Mind Games
Usually in Opportunity Notes I try to identify the opportunity that a new product or technology stands for. Today I’ve got a new technology, but I’m not sure what the opportunity is. It’s worth exploring, though.
The company is Interaxon and the product is Muse. It’s a brainwave-reading headband that CEO Ariel Garten demonstrated for the first time publicly at Le Web in Paris this week. In her demo, conference chair Loic Le Meur, wearing the headband that fits like a pair of glasses but over the forehead, typed an email to his wife, and as he did so, the font that showed up on-screen varied with his emotional state: Flowery script when he was writing loving words, a more aggressive bold san serif when he talked about how how her work “rocked.”
The Muse headband reads EEGs. With current technology, it’s enough to determine rough mental activity level and to some extent mood, but the four-sensor headband is nowhere close to reading thoughts or even intention. While you could, arguably, train your brain to move to a certain state to control an activity, the technology isn’t meant to replace a keyboard, mouse, or even a button (there is at least one toy based on EEG control, though).
So the question is, what can you do with a headband that measures mental activity, or focus, or mood? Garten discussed professional applications, such as athletics. The headband could be used to reinforce players getting into “the zone.” I suppose one could also use it for creative professions.

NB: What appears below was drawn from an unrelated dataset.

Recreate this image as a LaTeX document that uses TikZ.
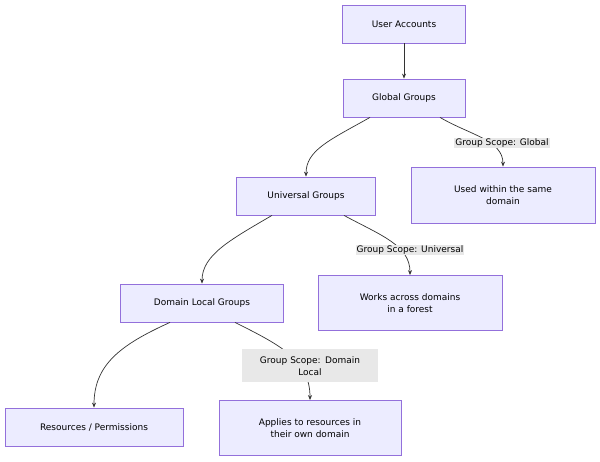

Maybe an IDE could lock out a programmer if it detected he was not focusing and was likely to write bad code.
Maybe, as Garten says, the applications are games. Again, not for control, but for mood. Perhaps your avatar in a online world could vary depending on your state of mind. Or non-player characters would be aggressive or compliant, depending.
The Muse could be used to generate yet another stream of data to correlate with other personal instrumentation products that read physical activity level, heart rate, location, sleep state, and so on. If we’re going to end up covered in sensors like an astronaut, might as well record brain activity too, right?
Or perhaps if I were wearing it right now it could help me focus so I could figure out what other cool things could be done with it. Assuming people can be convinced to wear it, there must be some creative applications.
The $199 Muse comes with an SDK for developers interested in exploring the EEG data stream.